Suppose the dictionary is provided as a file containing each word on a separate line e.g. words.txt. And suppose the task is to build an app that will take a word as input and will provide the list of its anagrams that are present in the dictionary file. It would be natural to lean towards approach #2 in this case, as processing the whole dictionary on every run seems like a big task. However, it the input is a long word, the number of its permutations could easily exceed the number of words in the dictionary !

The number of permutations for a string of length \(n\), without any repeated letters, is \({}^{n} \mathrm{ P }{}_n = n!\) This factorial function grows at an extremely rapid rate — a phenomenon sometimes referred to as combinatorial explosion. A 10-letter word, without any repeated letters, has \({}^{10} \mathrm{ P }{}_{10} = 10! = 3,628,800\) permutations while our dictionary i.e. words.txt has only 10,000 words. Thus, for longer words, even a scan of the whole dictionary could be less work !

Note

Repeated letters will cut down the number of permutations. A 10-letter word with two letters repeated twice each will have \({}^{10} \mathrm{ P }{}_{10} / (2!)(2!) = 907,200\) permutations.

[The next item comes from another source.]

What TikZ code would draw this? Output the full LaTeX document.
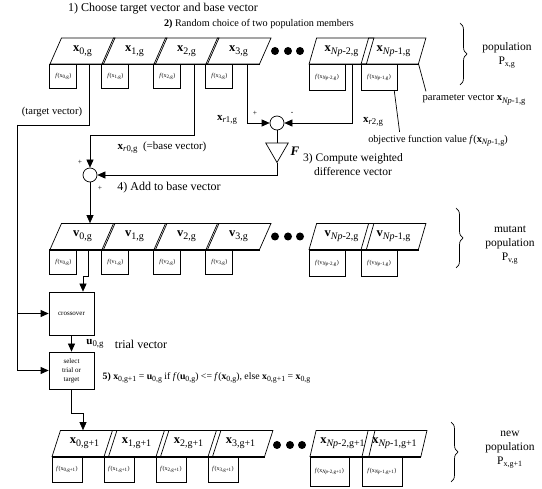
\documentclass[tikz,border=0pt]{standalone}
\usepackage{fontspec}
\setmainfont{Liberation Serif}
\usetikzlibrary{arrows.meta,positioning,shapes.geometric,decorations.pathreplacing,calc}
\newcommand{\vx}[2]{\textbf{#1}\raisebox{-.45ex}{\scalebox{.8}{#2}}}
\newcommand{\Np}{\textit{Np}}
\newcommand{\fv}[2]{\textit{f}(#1\textsubscript{#2})}
\newcommand{\fsz}[1]{\fontsize{#1}{#1}\selectfont}
\tikzset{
  cell/.style = {draw, trapezium, trapezium left angle=64, trapezium right angle=116,
                 trapezium stretches=true, minimum width=65pt, minimum height=26pt,
                 inner sep=0pt, font=\fsz{12.5}},
  fbox/.style = {draw, minimum width=27pt, minimum height=24pt, inner sep=0pt,
                 font=\fsz{6}},
  wide/.style = {minimum width=36pt, minimum height=26pt},
  box/.style  = {draw, minimum width=45pt, align=center, inner sep=1pt,
                 font=\fontsize{7}{9}\selectfont},
  sum/.style  = {draw, circle, minimum size=14pt, inner sep=0pt},
  amp/.style  = {draw, regular polygon, regular polygon sides=3, shape border rotate=180,
                 minimum size=26pt, inner sep=0pt},
  base/.style = {line width=1.6pt},
  ar/.style   = {-{Triangle[length=8pt,width=7pt]}},
  brc/.style  = {decorate, decoration={brace, amplitude=7pt}},
  sgn/.style  = {font=\fsz{7.5}, inner sep=0pt},
  lbl/.style  = {align=center, font=\fontsize{11.5}{14}\selectfont}
}
\begin{document}
\begin{tikzpicture}[x=1pt, y=-1pt, line width=0.7pt, font=\fsz{11}]
  \useasboundingbox (0,0) rectangle (542,489);

  \node[font=\fsz{12}] (cap1) at (163,9) {1) Choose target vector and base vector};
  \node[font=\fsz{10.2}] (cap2) at (259,24) {\textbf{2)} Random choice of two population members};

  % population P_x,g
  \foreach \i in {0,...,3} {
    \node[cell] (x\i) at ({82.5+52*\i},51) {\vx{x}{\i,g}};
    \node[fbox, anchor=north west] (fx\i) at (x\i.bottom left corner) {\fv{x}{\i,g}};
  }
  \node[cell] (xN2) at (341.5,51) {\vx{x}{\Np-2,g}};
  \node[cell] (xN1) at (393.5,51) {\vx{x}{\Np-1,g}};
  \node[fbox, wide, anchor=north west] (fxN2) at (xN2.bottom left corner) {\fv{x}{\Np-2,g}};
  \node[fbox, wide, anchor=north west] (fxN1) at (xN1.bottom left corner) {\fv{x}{\Np-1,g}};
  \draw[base] (x0.bottom left corner) -- (x3.bottom right corner);
  \draw[base] (xN2.bottom left corner) -- (xN1.bottom right corner);
  \foreach \d in {275,288,300} \fill (\d,51) circle (4pt);
  \draw[brc] (460,23) -- (460,85);
  \node[lbl] (popx) at (507,55) {population\\P\textsubscript{x,g}};

  \node[font=\fsz{10.6}] (pv) at (474,100) {parameter vector \vx{x}{\Np-1,g}};
  \node[font=\fsz{10.2}] (ofv) at (438,141) {objective function value \textit{f}(\vx{x}{\Np-1,g})};
  \draw (xN1.bottom right corner) -- ([xshift=7pt]pv.north west);
  \draw ([xshift=-3pt]fxN1.south east) -- ([xshift=35pt]ofv.north west);

  % difference and mutation
  \node[sum] (diff) at (277,123) {};
  \node[amp] (amp) at (277,149.5) {};
  \node[sum] (add) at (90,175) {};
  \coordinate (r1) at (247,64);
  \coordinate (r2) at (352,64);
  \coordinate (r0) at (194,64);
  \coordinate (r0bend) at (90,135);
  \draw[ar] (r1) |- (diff.west);
  \draw[ar] (r2) |- (diff.east);
  \draw (diff) -- (amp.north);
  \draw[ar] (amp.south) |- (add.east);
  \draw[ar] (r0) |- (r0bend) -- (add.north);

  \node (lr1) at (227,120) {\vx{x}{\textit{r}1,g}};
  \node (lr2) at (373,122) {\vx{x}{\textit{r}2,g}};
  \node (lr0) at (162,148) {\vx{x}{\textit{r}0,g}\ \ (=base vector)};
  \node[sgn] (p1) at (255,113) {+};
  \node[sgn] (m1) at (292,113) {-};
  \node[sgn] (p2) at (80,162) {+};
  \node[sgn] (p3) at (100,188) {+};
  \node[font=\fsz{13}\bfseries\itshape] (Fl) at (295,151) {F};
  \node[align=center, font=\fontsize{11.5}{14}\selectfont] (cap3) at (353,165)
    {3) Compute weighted\\difference vector};
  \node[font=\fsz{12}] (cap4) at (169,188) {4) Add to base vector};

  \coordinate (tgt) at (89,64);
  \coordinate (tgtbend) at (17,125);
  \draw (tgt) |- (tgtbend);
  \node[font=\fsz{10.6}] (ltgt) at (52,112) {(target vector)};

  % mutant population P_v,g
  \foreach \i in {0,...,3} {
    \node[cell] (v\i) at ({82.5+52*\i},236.5) {\vx{v}{\i,g}};
    \node[fbox, anchor=north west] (fv\i) at (v\i.bottom left corner) {\fv{v}{\i,g}};
  }
  \node[cell] (vN2) at (341.5,236.5) {\vx{v}{\Np-2,g}};
  \node[cell] (vN1) at (393.5,236.5) {\vx{v}{\Np-1,g}};
  \node[fbox, wide, anchor=north west] (fvN2) at (vN2.bottom left corner) {\fv{v}{\Np-2,g}};
  \node[fbox, wide, anchor=north west] (fvN1) at (vN1.bottom left corner) {\fv{v}{\Np-1,g}};
  \draw[base] (v0.bottom left corner) -- (v3.bottom right corner);
  \draw[base] (vN2.bottom left corner) -- (vN1.bottom right corner);
  \foreach \d in {275,288,300} \fill (\d,236.5) circle (4pt);
  \draw[brc] (456,208) -- (456,268);
  \node[lbl] (popv) at (510,245) {mutant\\population\\P\textsubscript{v,g}};
  \draw[ar] (add.south) -- (add.south |- v0.north);

  % crossover and selection
  \node[box, minimum height=43pt] (cross) at (71.5,313.5) {crossover};
  \node[box, minimum height=37pt] (select) at (71.5,370.5) {select\\trial or\\target};
  \coordinate (v0out) at (88,250);
  \coordinate (vbend) at (83,276);
  \draw[ar] (v0out) |- (vbend) -- (vbend |- cross.north);
  \draw[ar] (tgtbend) |- (cross.west);
  \draw[ar] (tgtbend) |- (select.west);
  \draw[ar] (cross) -- (select);
  \node (u0) at (95,344) {\vx{u}{0,g}};
  \node[right=4pt of u0, font=\fsz{12}] (trial) {trial vector};
  \node[anchor=west, font=\fsz{9.8}] (rule) at (99,378) {\textbf{5)} \vx{x}{0,g+1} = \vx{u}{0,g} if
    \textit{f}(\vx{u}{0,g}) <= \textit{f}(\vx{x}{0,g}), else \vx{x}{0,g+1} = \vx{x}{0,g}};

  % new population P_x,g+1
  \foreach \i in {0,...,3} {
    \node[cell] (n\i) at ({84.5+52*\i},443.5) {\vx{x}{\i,g+1}};
    \node[fbox, minimum width=30pt, minimum height=25pt, anchor=north west] (fn\i)
      at (n\i.bottom left corner) {\fv{x}{\i,g+1}};
  }
  \node[cell] (nN2) at (342.5,443.5) {\vx{x}{\Np-2,g+1}};
  \node[cell] (nN1) at (394.5,443.5) {\vx{x}{\Np-1,g+1}};
  \node[fbox, minimum width=39pt, minimum height=29pt, anchor=north west] (fnN2)
    at (nN2.bottom left corner) {\fv{x}{\Np-2,g+1}};
  \node[fbox, minimum width=40pt, minimum height=29pt, anchor=north west] (fnN1)
    at (nN1.bottom left corner) {\fv{x}{\Np-1,g+1}};
  \draw[base] (n0.bottom left corner) -- (n3.bottom right corner);
  \draw[base] (nN2.bottom left corner) -- (nN1.bottom right corner);
  \foreach \d in {277,290,302} \fill (\d,445) circle (4pt);
  \draw[brc] (451,422) -- (451,482);
  \node[lbl] (popn) at (510,450) {new\\population\\P\textsubscript{x,g+1}};
  \coordinate (sbend) at (83,413);
  \draw[ar] (select.south) |- (sbend) -- (sbend |- n0.north);
\end{tikzpicture}
\end{document}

The 6-letter word \(banana\) has 3 repeated \(a\)s and 2 repeated \(n\)s. Thus it has \({}^{6} \mathrm{ P }{}_{6} / (3!)(2!) = 60\) permutations instead of the \(6! = 720\) that are there for the word \(silent\) which also has 6 letters but no repetitions .

Looking for an efficient solution

How to check if 2 words are anagrams ?

The fundamental property shared by all anagrams is that they consist of the exact same set of characters. Thus, anagrams will all produce the same result if their letters are sorted in alphabetical order.

This allows for the creation of a canonical representation, or a standard form, for any group of anagrams. This means that all anagrams in a set will have the same canonical representation which can be generated by sorting the letters of any word in that set. Also we can use this as a unique key for a set of anagrams. Any other set of anagrams will have a different key which is again unique for that set.

Note

Anagrams contain the same letters with the same frequency for each letter. Sorting the letters of a word typically requires a bit more processing than calculating the frequencies of the various letters in a word. But we will stick with the sorting approach since it fits well into the optimized, overall solution that we will come up with next.

Preprocessing gets us there !

A powerful way to speed up searches is to preprocess the data and store it in such a form that specific queries can be faster. In general, this is called indexing. Effectively, the data is preprocessed so that results for certain types of queries are stored in a data structure that allows lookups to be very fast. A hash map is often a suitable and powerful data structure for this purpose.

Note

A lookup is usually a direct query using only a key, and that can return results very fast, e.g. if the keys and their associated values are stored in a hash map data structure. A search is a broader function where the query could have multiple parts and results are produced by combining results from several subqueries (that often involve lookups) and then ranking by relevance. The ranking is important as inexact or fuzzy matches can also be returned in the results.

Based on the fact that a unique key can be easily derived for a set of anagrams, as disussed in the last section, we could process the dictionary file once and populate a hash map where the key is the sorted word or the canonical form, and the value is a list of words which have the same canonical form. Thus each value list is a set of anagrams.

If a word has no anagrams, then it will have only a single entry in the list for its key and that entry will be the word itself. So after processing the dictionary and populating the hash map, all keys mapping to a value list with a single item can be removed from the hash map for efficieny.

The Algorithm

In summary, the algorithm is as follows :-
1. Initialize a Hash Map: A hash map (a dict in Python) is chosen for its average O(1) time complexity for key-value lookups.
2. Process the Dictionary: Iterate through every word in the dictionary.
3. Populate Hash Map: For each word, generate its canonical key by sorting its characters. Use this key to store the word in the hash map. The map will associate each canonical key with a list of all dictionary words that produce it.

The result is a hash map where each key points to a complete anagram group.

Example of the final data structure:

{
  "eilnst": ["listen", "silent"],
  "opst": ["stop", "post", "spot", "tops"],
  "ader": ["read", "dear", "dare"]
}

PreprocessingCode

The preprocessing program written in Python is available here. It takes the dictionary file containing one word per line, e.g. words.txt as input and populates the hash map described above.
As a final step, the populated hash map is serialized and written out as the json file anagram_data.json. This can be loaded by an app and used subsequently for finding anagrams for a given word.

Note

The preprocessing is a one-time activity. As long as the dictionary does not change, there is no need to re-run the preprocessing program to regenerate the json file.

The App Widget

This json file anagram_data.json can be loaded by an app and used to answer user queries very fast. All that the app has to do for an anagram query is to sort the word to generate the canonical key, lookup the loaded map using this key and return the anagrams from the value list. While listing the results, we could choose to omit the word itsef from the list of anagrams.
If the key is not found, then the word does not have any anagrams in the dictionary and a message can be displayed to indicate that to the user.
The Javascript widget provided at the start of this post implements this functionality. It loads the anagram_data.json produced by the preprocessing Python program initially.